My demo wasn't a very good example, on two accounts-- the forest of trees really doesn't illustrate the full capabilities of this method very well; and the simple kernel that I wrote for this demo takes too long to load and store the data. I'm not sacrificing to get a third color-- I'm sacrificing to get four colors (COLUBK1+COLUBK2, COLUBK1+COLUPF2, COLUPF1+COLUBK2, and COLUPF1+COLUPF2). If I'd had the dirt path make turns to go up or down between the rows of trees, it would have been a lot easier to see that any given playfield pixel position can be any of the four colors shown.

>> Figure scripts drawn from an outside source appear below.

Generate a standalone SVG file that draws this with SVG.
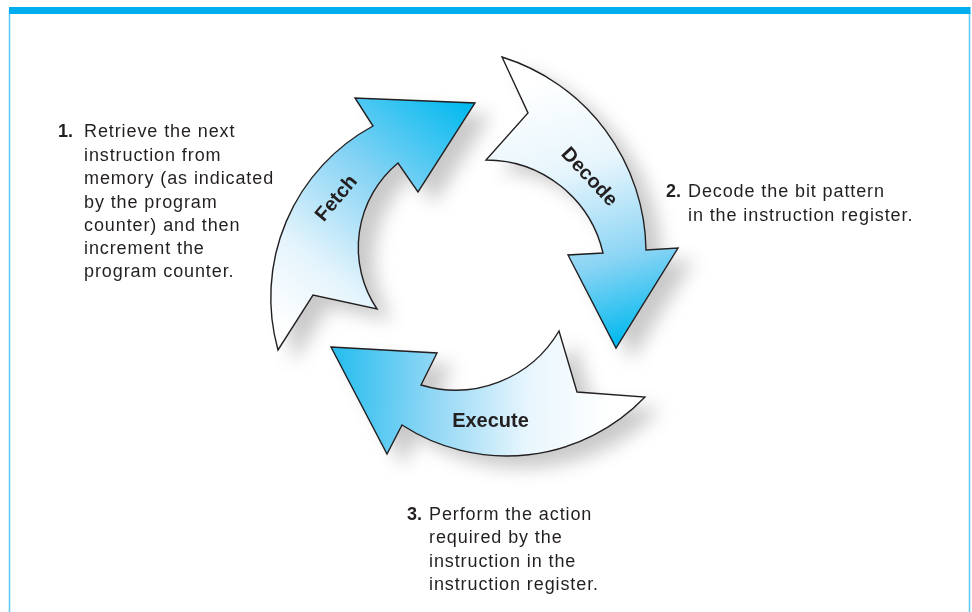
<svg xmlns="http://www.w3.org/2000/svg" xmlns:xlink="http://www.w3.org/1999/xlink" width="972" height="612" viewBox="0 0 972 612">
  <style>
    .body { font-family: "Liberation Sans", Arial, sans-serif; font-size: 18px; letter-spacing: 0.9px; fill: #231f20; }
    .num { font-family: "Liberation Sans", Arial, sans-serif; font-size: 18px; font-weight: bold; fill: #231f20; }
    .label { font-family: "Liberation Sans", Arial, sans-serif; font-size: 20px; font-weight: bold; fill: #231f20; text-anchor: middle; }
    .arrow { stroke: #231f20; stroke-width: 1.4; stroke-linejoin: miter; }
  </style>
  <defs>
    <filter id="blur" filterUnits="userSpaceOnUse" x="200" y="20" width="580" height="520">
      <feGaussianBlur stdDeviation="9"/>
    </filter>
    <linearGradient id="gFetch" gradientUnits="userSpaceOnUse" x1="472" y1="104" x2="290" y2="335">
      <stop offset="0" stop-color="#00b9ef"/>
      <stop offset="0.4" stop-color="#86d3f4"/>
      <stop offset="0.75" stop-color="#e4f4fc"/>
      <stop offset="1" stop-color="#ffffff"/>
    </linearGradient>
    <linearGradient id="gDecode" gradientUnits="userSpaceOnUse" x1="540" y1="80" x2="618" y2="345">
      <stop offset="0" stop-color="#ffffff"/>
      <stop offset="0.35" stop-color="#e6f5fc"/>
      <stop offset="0.7" stop-color="#8ad4f4"/>
      <stop offset="1" stop-color="#00b9ef"/>
    </linearGradient>
    <linearGradient id="gExecute" gradientUnits="userSpaceOnUse" x1="340" y1="390" x2="610" y2="400">
      <stop offset="0" stop-color="#2ebfef"/>
      <stop offset="0.35" stop-color="#92d7f5"/>
      <stop offset="0.7" stop-color="#e8f6fd"/>
      <stop offset="1" stop-color="#ffffff"/>
    </linearGradient>
    <path id="pFetch" d="M373,126 A195,195 0 0 0 278,350 L313,295 L377,309 A110,110 0 0 1 398,163 L418,192 L475,103 L355,98 Z"/>
    <path id="pDecode" d="M502,57 A205,205 0 0 1 646,250 L678,248 L616,348 L568,255 L603,253 A120,120 0 0 0 486,160 L528,113 Z"/>
    <path id="pExecute" d="M331,347 L437,353 L421,385 A120,120 0 0 0 559,331 L577,392 L645,397 A192,192 0 0 1 402,425 L387,454 Z"/>
  </defs>

  <g id="frame">
    <rect x="0" y="0" width="972" height="612" fill="#ffffff"/>
    <line x1="9.5" y1="10" x2="9.5" y2="612" stroke="#5bc8f0" stroke-width="1.5"/>
    <line x1="969.5" y1="10" x2="969.5" y2="612" stroke="#5bc8f0" stroke-width="1.5"/>
    <rect x="9" y="7" width="961.5" height="7" fill="#00aeef"/>
  </g>

  <g id="shadows" filter="url(#blur)" opacity="0.42" fill="#808080">
    <use xlink:href="#pFetch" transform="translate(16,12)"/>
    <use xlink:href="#pDecode" transform="translate(16,12)"/>
    <use xlink:href="#pExecute" transform="translate(16,12)"/>
  </g>

  <g id="connectors">
    <g id="fetch">
      <use xlink:href="#pFetch" class="arrow" fill="url(#gFetch)"/>
      <text class="label" transform="translate(341,202) rotate(-50)">Fetch</text>
    </g>
    <g id="decode">
      <use xlink:href="#pDecode" class="arrow" fill="url(#gDecode)"/>
      <text class="label" transform="translate(585,181) rotate(47)">Decode</text>
    </g>
    <g id="execute">
      <use xlink:href="#pExecute" class="arrow" fill="url(#gExecute)"/>
      <text class="label" x="490.5" y="427">Execute</text>
    </g>
  </g>

  <g id="note1">
    <text class="num" x="58" y="137">1.</text>
    <text class="body" x="84" y="137">Retrieve the next</text>
    <text class="body" x="84" y="160.5">instruction from</text>
    <text class="body" x="84" y="184">memory (as indicated</text>
    <text class="body" x="84" y="207.5">by the program</text>
    <text class="body" x="84" y="230.5">counter) and then</text>
    <text class="body" x="84" y="253.5">increment the</text>
    <text class="body" x="84" y="277">program counter.</text>
  </g>

  <g id="note2">
    <text class="num" x="666" y="197">2.</text>
    <text class="body" x="688" y="197">Decode the bit pattern</text>
    <text class="body" x="688" y="220.5">in the instruction register.</text>
  </g>

  <g id="note3">
    <text class="num" x="407" y="519.5">3.</text>
    <text class="body" x="429" y="519.5">Perform the action</text>
    <text class="body" x="429" y="543">required by the</text>
    <text class="body" x="429" y="566.5">instruction in the</text>
    <text class="body" x="429" y="590">instruction register.</text>
  </g>
</svg>
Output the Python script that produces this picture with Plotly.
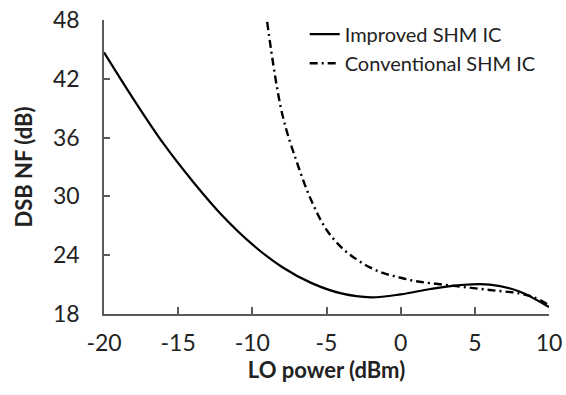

Creating an actual game with this technique isn't feasible yet, but should be feasible once 4A50 carts are available (especially if they allow executing code from expansion RAM, which is something I think John had mentioned as a possibility), or once Chimera carts are available (especially if queues can be read from zero-page addresses). The idea I'm shooting for is to load all four color registers on every scan line, in addition to loading the graphics for both players and an asymmetrical playfield (PF1 and PF2 only). If code can be executed from expansion RAM, then I'd like to unroll the entire kernel and store the graphics and color data within the kernel, so that the data can be loaded using immediate addressing, because then it would require only 5 cycles for each load/store. Alternately, if the data can be stored in zero-page queues, then the kernel could be in a loop as usual, and it would require 6 cycles for each load/store.

I'll be the first to admit that this may be an unworkable pipe dream, but I'm still interested in trying to push the envelope as much as possible-- even if it's beyond what is feasible/practical.

Michael

Edited by SeaGtGruff, Mon Feb 5, 2007 7:41 PM.